'Top speed may ultimately be pointless, but it’s still fun chasing that childhood rush'

Doing the best part of 230mph in a Skoda Octavia vRS was strangely undramatic

Speed. It’s fair to assume that if you’re an evo reader you’re partial to going fast on four wheels. In which case it won’t have escaped your notice that a prototype Bugatti Chiron developed purely for the task of going obscenely fast delivered on its objective (and some!) by hitting 304.773mph at the Ehra-Lessien test facility with Andy Wallace at the wheel.

The allure of straight-line speed is a curious thing. Quite why it grips so soon and so completely shouldn’t be so hard to understand, for whether it’s running around on foot or tearing about on bicycles we learn as children that it’s fun to go fast, something that clearly remained with some of us into adulthood and shaped how we seek our kicks. In these painfully woke and politically correct times it is perhaps not the done thing to glory in the delights to be had from wantonly chasing the horizon, but firstly I’m old enough not to care and secondly, I’ve been fast enough often enough to know there’s something very particular about the pure and simple exhilaration of going very quickly in a straight line.

> Bugatti Chiron review - the £2.5m hypercar we've been waiting for

The first encounter I had with serious speed was as an impressionable child, squished in the back of a V12 HE Jaguar XJS in, I’d guess the mid-’80s. The car – black with tan leather, in case you’re curious – was owned by a very good friend of my parents who always had interesting cars. Just to paint a picture, he was also very fond of then state-of-the-art gadgets. You know the kind of thing: massive mobile phone that was basically a car battery with a handset, and a first-gen video camera you had to carry on your shoulder. Naturally I thought he was the coolest man on the planet.

So you can imagine my delight when not only did we hit an indicated 150mph in the Jag on the M3 somewhere near Fleet Services, but because the car also had a phone I was able to call my best chum (on his mum and dad’s home number, natch) as we were doing it.
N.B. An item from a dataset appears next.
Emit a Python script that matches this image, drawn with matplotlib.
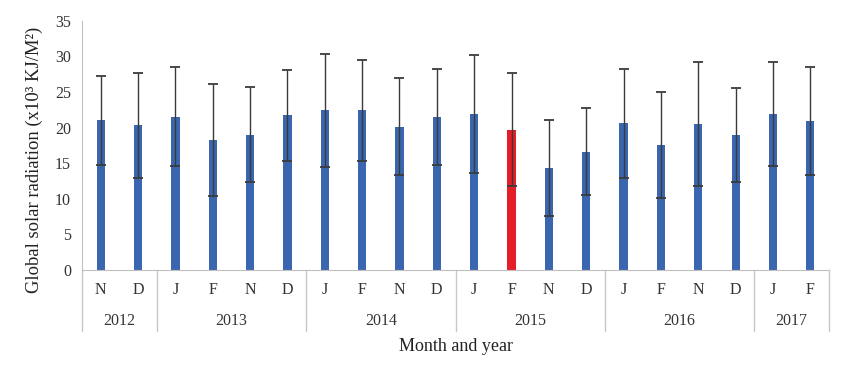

Today such behaviour would be frowned upon, but so far as I was concerned it was the most exciting moment in my young life, and still ranks as one of my most vivid motoring moments.

Since then I’ve been fast many times. Often on derestricted autobahns – an unfailing mighty feeling in the right car if you’re lucky enough to find a clear stretch, or dedicated enough to lurk in motorway service areas until the early hours – and once on the salt at Bonneville. Strangely, although setting a record at the hallowed home of speed is one of the driving achievements I’m most proud of, doing the best part of 230mph in a Skoda Octavia vRS was strangely undramatic, the act of going as fast as car and courage would take me across the stark, featureless dry lakebed more akin to a journey into existentialism than anything you’d describe as driving.

Fittingly the only time I’ve driven faster also involved a Chiron and a certain Mr Wallace alongside me, though I should stress this was just the Popular Plus version, not his 300+ special, and it wasn’t even switched into V-max mode. Still, I can safely say ‘only’ doing 237mph was pretty bloody remarkable. Especially as it romped into the first of its two-stage electronic speed limiters like a runaway Jack Russell terrier reaching the end of its extendable leash. I won’t say where we were driving, but it wasn’t in the UK. Or indeed a runway or proving ground. I doubt I’ll ever go quicker in a road car.

> Bugatti Chiron Super Sport 300+ marks 304.7mph achievement

Is 300mph the last great frontier for road-legal hypercars? It has to be close, though 500kph presents another nice, numerical barrier to have a crack at. Crazy though it may seem, even though Bugatti claimed to call time on setting speed records after completing the historic 304mph run, it couldn’t help but point out that if the difference in air density between Ehra-Lessien and other high-altitude test locations (such as closed roads in Nevada) were taken into consideration, the thinner air and lower drag adds a theoretical 15.5mph to the Chiron’s top speed. That tips the Big Bug beyond 320mph, which I think we can all agree is probably sufficient.

Is top speed the original pointless performance benchmark? Probably. It’s certainly hard to argue its relevance in the age of average-speed cameras, let alone national speed limits and growing environmental pressures. That said, unlike 0-62mph times and Nordschleife laps, there’s something undeniably impressive about ever-higher V-max. Probably because we all remember the time we first did 100mph, so therefore have a quantum by which to gauge what 150, 200 or even 300 might feel like.

The irony is, of course, however quick our cars are now we’re all just chasing that childhood rush of pedalling a bicycle down a steep hill until your legs can’t keep up, or busting a gut (and most likely a head gasket) in the fruitless quest of coaxing your ageing Mini to show an indicated ton. All of which I find strangely comforting, for it affirms why for us at least, speed really is the essence.